Data extract:
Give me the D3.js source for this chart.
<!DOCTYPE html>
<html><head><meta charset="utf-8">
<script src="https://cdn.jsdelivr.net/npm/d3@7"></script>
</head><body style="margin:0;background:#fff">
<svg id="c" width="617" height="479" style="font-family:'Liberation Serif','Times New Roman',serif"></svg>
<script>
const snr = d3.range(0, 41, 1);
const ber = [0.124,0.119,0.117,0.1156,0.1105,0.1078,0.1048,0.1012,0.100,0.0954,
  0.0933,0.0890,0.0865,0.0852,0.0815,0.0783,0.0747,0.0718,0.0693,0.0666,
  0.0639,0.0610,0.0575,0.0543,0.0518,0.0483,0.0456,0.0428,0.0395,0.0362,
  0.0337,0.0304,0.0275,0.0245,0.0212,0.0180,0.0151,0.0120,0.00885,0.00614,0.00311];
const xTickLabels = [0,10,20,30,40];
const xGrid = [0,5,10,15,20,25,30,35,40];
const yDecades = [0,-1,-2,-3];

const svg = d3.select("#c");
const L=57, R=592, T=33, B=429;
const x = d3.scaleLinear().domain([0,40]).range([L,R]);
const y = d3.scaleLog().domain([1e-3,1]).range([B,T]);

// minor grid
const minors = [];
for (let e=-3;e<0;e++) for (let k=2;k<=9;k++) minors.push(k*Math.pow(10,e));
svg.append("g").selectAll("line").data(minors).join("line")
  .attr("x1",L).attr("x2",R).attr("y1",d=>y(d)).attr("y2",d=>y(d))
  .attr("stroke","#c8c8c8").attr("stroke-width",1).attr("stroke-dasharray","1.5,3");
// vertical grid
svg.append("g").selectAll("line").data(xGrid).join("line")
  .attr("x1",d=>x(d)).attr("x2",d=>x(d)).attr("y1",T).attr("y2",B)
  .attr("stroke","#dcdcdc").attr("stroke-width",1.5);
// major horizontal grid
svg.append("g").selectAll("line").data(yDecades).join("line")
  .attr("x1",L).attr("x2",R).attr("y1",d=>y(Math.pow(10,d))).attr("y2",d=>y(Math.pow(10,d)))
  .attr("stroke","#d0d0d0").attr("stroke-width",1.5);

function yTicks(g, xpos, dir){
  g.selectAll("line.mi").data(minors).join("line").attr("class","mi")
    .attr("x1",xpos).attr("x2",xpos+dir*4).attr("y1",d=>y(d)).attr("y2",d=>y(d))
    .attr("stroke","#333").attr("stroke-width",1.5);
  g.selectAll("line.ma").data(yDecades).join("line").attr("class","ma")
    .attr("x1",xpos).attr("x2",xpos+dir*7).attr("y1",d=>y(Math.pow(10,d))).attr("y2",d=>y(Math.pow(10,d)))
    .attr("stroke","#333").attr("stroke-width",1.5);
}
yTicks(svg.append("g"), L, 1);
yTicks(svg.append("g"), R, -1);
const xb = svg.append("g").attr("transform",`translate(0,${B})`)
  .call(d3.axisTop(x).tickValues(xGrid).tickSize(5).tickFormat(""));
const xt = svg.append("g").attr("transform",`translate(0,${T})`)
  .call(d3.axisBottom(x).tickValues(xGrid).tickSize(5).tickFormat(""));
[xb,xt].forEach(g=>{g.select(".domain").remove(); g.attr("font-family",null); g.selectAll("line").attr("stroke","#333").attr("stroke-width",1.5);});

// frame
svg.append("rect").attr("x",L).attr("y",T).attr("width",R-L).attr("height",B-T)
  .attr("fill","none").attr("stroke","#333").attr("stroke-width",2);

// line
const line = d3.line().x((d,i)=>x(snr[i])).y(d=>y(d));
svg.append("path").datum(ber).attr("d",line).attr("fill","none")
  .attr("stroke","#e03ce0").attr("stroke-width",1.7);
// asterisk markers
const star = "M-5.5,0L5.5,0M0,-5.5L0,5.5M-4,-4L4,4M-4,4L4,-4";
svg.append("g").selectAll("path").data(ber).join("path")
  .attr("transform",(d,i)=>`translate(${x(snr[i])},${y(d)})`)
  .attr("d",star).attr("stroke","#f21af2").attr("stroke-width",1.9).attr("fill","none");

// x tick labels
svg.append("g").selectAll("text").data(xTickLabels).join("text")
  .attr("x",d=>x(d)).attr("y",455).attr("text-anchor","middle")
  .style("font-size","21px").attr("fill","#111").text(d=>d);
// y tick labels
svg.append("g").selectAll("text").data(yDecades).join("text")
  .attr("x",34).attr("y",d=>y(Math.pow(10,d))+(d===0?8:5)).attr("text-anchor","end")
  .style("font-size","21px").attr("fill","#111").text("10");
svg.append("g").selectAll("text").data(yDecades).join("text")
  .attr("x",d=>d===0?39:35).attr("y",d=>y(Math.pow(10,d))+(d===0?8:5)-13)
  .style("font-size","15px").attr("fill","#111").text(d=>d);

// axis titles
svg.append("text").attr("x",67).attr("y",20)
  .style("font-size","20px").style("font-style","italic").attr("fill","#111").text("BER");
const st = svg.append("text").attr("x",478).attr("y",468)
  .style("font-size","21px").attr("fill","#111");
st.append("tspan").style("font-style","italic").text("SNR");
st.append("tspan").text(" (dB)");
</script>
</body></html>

Task details: Output all of the data above without any alteration.

Solution to the exercise:
Give me the D3.js source for this chart.
<!DOCTYPE html>
<html><head><meta charset="utf-8">
<script src="https://cdn.jsdelivr.net/npm/d3@7"></script>
</head><body style="margin:0;background:#fff">
<svg id="c" width="617" height="479" style="font-family:'Liberation Serif','Times New Roman',serif"></svg>
<script>
const snr = d3.range(0, 41, 1);
const ber = [0.124,0.119,0.117,0.1156,0.1105,0.1078,0.1048,0.1012,0.100,0.0954,
  0.0933,0.0890,0.0865,0.0852,0.0815,0.0783,0.0747,0.0718,0.0693,0.0666,
  0.0639,0.0610,0.0575,0.0543,0.0518,0.0483,0.0456,0.0428,0.0395,0.0362,
  0.0337,0.0304,0.0275,0.0245,0.0212,0.0180,0.0151,0.0120,0.00885,0.00614,0.00311];
const xTickLabels = [0,10,20,30,40];
const xGrid = [0,5,10,15,20,25,30,35,40];
const yDecades = [0,-1,-2,-3];

const svg = d3.select("#c");
const L=57, R=592, T=33, B=429;
const x = d3.scaleLinear().domain([0,40]).range([L,R]);
const y = d3.scaleLog().domain([1e-3,1]).range([B,T]);

// minor grid
const minors = [];
for (let e=-3;e<0;e++) for (let k=2;k<=9;k++) minors.push(k*Math.pow(10,e));
svg.append("g").selectAll("line").data(minors).join("line")
  .attr("x1",L).attr("x2",R).attr("y1",d=>y(d)).attr("y2",d=>y(d))
  .attr("stroke","#c8c8c8").attr("stroke-width",1).attr("stroke-dasharray","1.5,3");
// vertical grid
svg.append("g").selectAll("line").data(xGrid).join("line")
  .attr("x1",d=>x(d)).attr("x2",d=>x(d)).attr("y1",T).attr("y2",B)
  .attr("stroke","#dcdcdc").attr("stroke-width",1.5);
// major horizontal grid
svg.append("g").selectAll("line").data(yDecades).join("line")
  .attr("x1",L).attr("x2",R).attr("y1",d=>y(Math.pow(10,d))).attr("y2",d=>y(Math.pow(10,d)))
  .attr("stroke","#d0d0d0").attr("stroke-width",1.5);

function yTicks(g, xpos, dir){
  g.selectAll("line.mi").data(minors).join("line").attr("class","mi")
    .attr("x1",xpos).attr("x2",xpos+dir*4).attr("y1",d=>y(d)).attr("y2",d=>y(d))
    .attr("stroke","#333").attr("stroke-width",1.5);
  g.selectAll("line.ma").data(yDecades).join("line").attr("class","ma")
    .attr("x1",xpos).attr("x2",xpos+dir*7).attr("y1",d=>y(Math.pow(10,d))).attr("y2",d=>y(Math.pow(10,d)))
    .attr("stroke","#333").attr("stroke-width",1.5);
}
yTicks(svg.append("g"), L, 1);
yTicks(svg.append("g"), R, -1);
const xb = svg.append("g").attr("transform",`translate(0,${B})`)
  .call(d3.axisTop(x).tickValues(xGrid).tickSize(5).tickFormat(""));
const xt = svg.append("g").attr("transform",`translate(0,${T})`)
  .call(d3.axisBottom(x).tickValues(xGrid).tickSize(5).tickFormat(""));
[xb,xt].forEach(g=>{g.select(".domain").remove(); g.attr("font-family",null); g.selectAll("line").attr("stroke","#333").attr("stroke-width",1.5);});

// frame
svg.append("rect").attr("x",L).attr("y",T).attr("width",R-L).attr("height",B-T)
  .attr("fill","none").attr("stroke","#333").attr("stroke-width",2);

// line
const line = d3.line().x((d,i)=>x(snr[i])).y(d=>y(d));
svg.append("path").datum(ber).attr("d",line).attr("fill","none")
  .attr("stroke","#e03ce0").attr("stroke-width",1.7);
// asterisk markers
const star = "M-5.5,0L5.5,0M0,-5.5L0,5.5M-4,-4L4,4M-4,4L4,-4";
svg.append("g").selectAll("path").data(ber).join("path")
  .attr("transform",(d,i)=>`translate(${x(snr[i])},${y(d)})`)
  .attr("d",star).attr("stroke","#f21af2").attr("stroke-width",1.9).attr("fill","none");

// x tick labels
svg.append("g").selectAll("text").data(xTickLabels).join("text")
  .attr("x",d=>x(d)).attr("y",455).attr("text-anchor","middle")
  .style("font-size","21px").attr("fill","#111").text(d=>d);
// y tick labels
svg.append("g").selectAll("text").data(yDecades).join("text")
  .attr("x",34).attr("y",d=>y(Math.pow(10,d))+(d===0?8:5)).attr("text-anchor","end")
  .style("font-size","21px").attr("fill","#111").text("10");
svg.append("g").selectAll("text").data(yDecades).join("text")
  .attr("x",d=>d===0?39:35).attr("y",d=>y(Math.pow(10,d))+(d===0?8:5)-13)
  .style("font-size","15px").attr("fill","#111").text(d=>d);

// axis titles
svg.append("text").attr("x",67).attr("y",20)
  .style("font-size","20px").style("font-style","italic").attr("fill","#111").text("BER");
const st = svg.append("text").attr("x",478).attr("y",468)
  .style("font-size","21px").attr("fill","#111");
st.append("tspan").style("font-style","italic").text("SNR");
st.append("tspan").text(" (dB)");
</script>
</body></html>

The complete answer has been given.